Simply put we should respect the armed forces’ function and history. We should not forget that during the cataclysmic World Wars of the last century many soldiers from the subcontinent, many of whom were Muslims, were part of the armed forces. For example, do Muslims know that the first Indian to be awarded the Victoria Cross, the highest British Armed Forces award for valour, was awarded to a Muslim?


Khudadad Khan was born in 1887 in Dab, a small village which is now in the Jhelum district of Pakistani Punjab, into a family of Pashtuns. With the onset of hostilities of the First World War, Khudadad joined the army and was assigned to 129th Duke of Connaught's Own Baluchis Regiment, which was sent to France in October 1914. He was one of twenty thousand Indian soldiers sent to support the British Expeditionary Forces to prevent the Germans from capturing the strategic ports of Boulogne in France and Nieuwpoort in Belgium. If these two ports had been lost, the supply lines to the soldiers would have been cut and the Allies would have lost the war.

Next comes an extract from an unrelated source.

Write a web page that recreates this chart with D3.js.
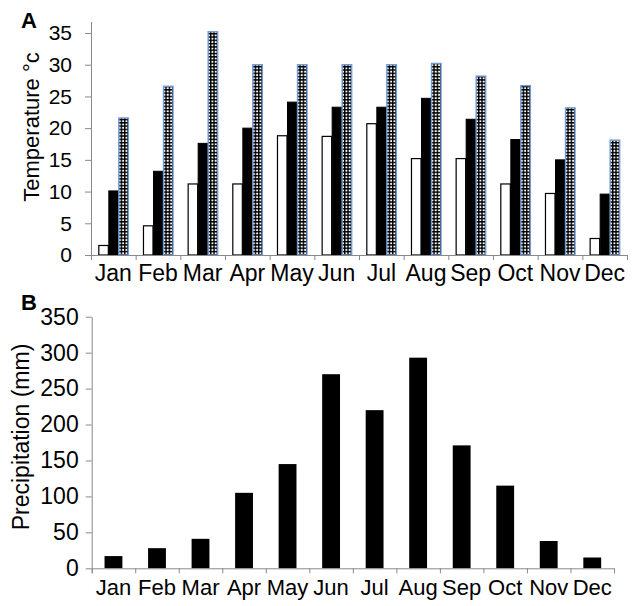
<!DOCTYPE html>
<html>
<head>
<meta charset="utf-8">
<script src="https://cdn.jsdelivr.net/npm/d3@7"></script>
<style>
  body { margin: 0; background: #fff; }
  svg { display: block; }
  text { font-family: "Liberation Sans", Arial, sans-serif; fill: #000; }
</style>
</head>
<body>
<svg id="chart" width="635" height="606"></svg>
<script>
// Monthly climate data
const months = ["Jan", "Feb", "Mar", "Apr", "May", "Jun", "Jul", "Aug", "Sep", "Oct", "Nov", "Dec"];
const tempSeries = ["min", "mean", "max"];
const tempMin  = [1.5, 4.6, 11.2, 11.2, 18.8, 18.7, 20.7, 15.2, 15.2, 11.2, 9.7, 2.6];
const tempMean = [10.1, 13.2, 17.6, 20.0, 24.1, 23.3, 23.3, 24.7, 21.4, 18.2, 15.0, 9.6];
const tempMax  = [21.6, 26.6, 35.2, 30.0, 30.0, 30.0, 30.0, 30.2, 28.2, 26.7, 23.2, 18.1];
const precipitation = [17, 28, 41, 105, 145, 270, 220, 293, 171, 115, 38, 15];
const tempTicks = [0, 5, 10, 15, 20, 25, 30, 35];
const precipTicks = [0, 50, 100, 150, 200, 250, 300, 350];

const axisColor = "#898989";
const svg = d3.select("#chart");

// hatched grid fill for maximum temperature
const defs = svg.append("defs");
const pat = defs.append("pattern")
  .attr("id", "grid").attr("patternUnits", "userSpaceOnUse")
  .attr("width", 3.3).attr("height", 3.3);
pat.append("rect").attr("width", 3.3).attr("height", 3.3).attr("fill", "#fff");
pat.append("path").attr("d", "M0,0.7H3.3M0.7,0V3.3")
  .attr("stroke", "#000").attr("stroke-width", 1.4);

function styleAxis(g) {
  g.selectAll(".domain").attr("stroke", axisColor);
  g.selectAll(".tick line").attr("stroke", axisColor);
  g.selectAll("text").attr("fill", "#000");
}

// ---------- Panel A: temperature ----------
const xA = d3.scaleBand().domain(months).range([91, 627]);
const xAsub = d3.scaleBand().domain(tempSeries).range([0, xA.bandwidth()]).paddingOuter(0.73);
const yA = d3.scaleLinear().domain([0, 35]).range([255, 33]);
const edgesA = d3.scaleLinear().domain([0, 12]).range(xA.range());

const tempRows = months.map((m, i) => ({ month: m, min: tempMin[i], mean: tempMean[i], max: tempMax[i] }));
const styleBySeries = {
  min:  { fill: "#fff", stroke: "#000", sw: 1.2 },
  mean: { fill: "#000", stroke: "#000", sw: 1 },
  max:  { fill: "url(#grid)", stroke: "#6f9bd4", sw: 1.4 }
};

const gA = svg.append("g");
gA.selectAll("g.month")
  .data(tempRows)
  .join("g").attr("class", "month")
  .attr("transform", d => `translate(${xA(d.month)},0)`)
  .selectAll("rect")
  .data(d => tempSeries.map(s => ({ s, v: d[s] })))
  .join("rect")
  .attr("x", d => xAsub(d.s) + 0.5)
  .attr("width", xAsub.bandwidth() - 0.5)
  .attr("y", d => yA(d.v))
  .attr("height", d => yA(0) - yA(d.v))
  .attr("fill", d => styleBySeries[d.s].fill)
  .attr("stroke", d => styleBySeries[d.s].stroke)
  .attr("stroke-width", d => styleBySeries[d.s].sw);

// y axis
const yAxisA = svg.append("g").attr("transform", "translate(91,0)")
  .call(d3.axisLeft(yA).tickValues(tempTicks).tickSize(6).tickSizeOuter(0).tickPadding(13))
  .call(g => g.select(".domain").attr("d", `M0.5,${yA(0)}V${yA(35) - 11}`))
  .call(styleAxis);
yAxisA.selectAll("text").style("font-size", "21px");

// x axis: boundary ticks and month labels
svg.append("g").attr("transform", `translate(0,${yA(0)})`)
  .call(d3.axisBottom(edgesA).tickValues(d3.range(13)).tickSize(5).tickFormat(""))
  .call(styleAxis);
svg.append("g").attr("transform", `translate(0,${yA(0)})`)
  .call(d3.axisBottom(xA).tickSize(0).tickPadding(10))
  .call(g => g.select(".domain").remove())
  .selectAll("text").style("font-size", "23px");

svg.append("text").attr("transform", "translate(39,127) rotate(-90)")
  .attr("text-anchor", "middle").style("font-size", "22px")
  .text("Temperature °c");
svg.append("text").attr("x", 21).attr("y", 28)
  .style("font-size", "22px").style("font-weight", "bold").text("A");

// ---------- Panel B: precipitation ----------
const xB = d3.scaleBand().domain(months).range([91.7, 614]);
const yB = d3.scaleLinear().domain([0, 350]).range([568.3, 316.7]);
const edgesB = d3.scaleLinear().domain([0, 12]).range(xB.range());
const barW = xB.bandwidth() * 0.41;

svg.append("g").selectAll("rect")
  .data(months.map((m, i) => ({ month: m, v: precipitation[i] })))
  .join("rect")
  .attr("x", d => xB(d.month) + (xB.bandwidth() - barW) / 2)
  .attr("width", barW)
  .attr("y", d => yB(d.v))
  .attr("height", d => yB(0) - yB(d.v))
  .attr("fill", "#000");

const yAxisB = svg.append("g").attr("transform", "translate(91.7,0)")
  .call(d3.axisLeft(yB).tickValues(precipTicks).tickSize(6).tickSizeOuter(0).tickPadding(7))
  .call(styleAxis);
yAxisB.selectAll("text").style("font-size", "23px");

svg.append("g").attr("transform", `translate(0,${yB(0)})`)
  .call(d3.axisBottom(edgesB).tickValues(d3.range(13)).tickSize(5).tickFormat(""))
  .call(styleAxis);
svg.append("g").attr("transform", `translate(0,${yB(0)})`)
  .call(d3.axisBottom(xB).tickSize(0).tickPadding(11))
  .call(g => g.select(".domain").remove())
  .selectAll("text").style("font-size", "22px");

svg.append("text").attr("transform", "translate(29,437) rotate(-90)")
  .attr("text-anchor", "middle").style("font-size", "23px")
  .text("Precipitation (mm)");
svg.append("text").attr("x", 21).attr("y", 310)
  .style("font-size", "22px").style("font-weight", "bold").text("B");
</script>
</body>
</html>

The inevitable German surge took place on the 30th of October 1914. The Germans, who outnumbered the Baluchis by a ratio of 5 to 1, routed them and only two defiant machine-gun teams, which included Khudadad Khan, remained. The other machine-gun was quickly shelled whilst Khudadad and the other gunners fought on until they were overwhelmed and only Khudadad remained. He kept on firing until he too was overwhelmed and left for dead. Thanks to the reckless bravery of the machine-gunners, the British line was not broken and the Germans were unable to capture the strategic ports. Khudadad despite severe injuries made it back to the British Line and was shipped to Britain where he recovered from his wounds. Within three months, he was awarded the Victoria Cross by King George V at Buckingham Palace.


This remarkable journey from a small Punjabi village to Buckingham Palace epitomises the bravery of Indian soldiers. Ashamedly, when some Muslims walk past the stalls selling poppies and look with disdain at the vendors, they are doing a disservice to the memory of all those who died, including many Muslims, defending their country. Therefore, the next time Remembrance Sunday occurs British Muslims should remember the sacrifice of the soldiers and their unparalleled bravery. The consequences of the actions of these soldiers will continue to be remembered by history and rightly so. As John Keats wrote, ‘the poetry of the earth is never dead’.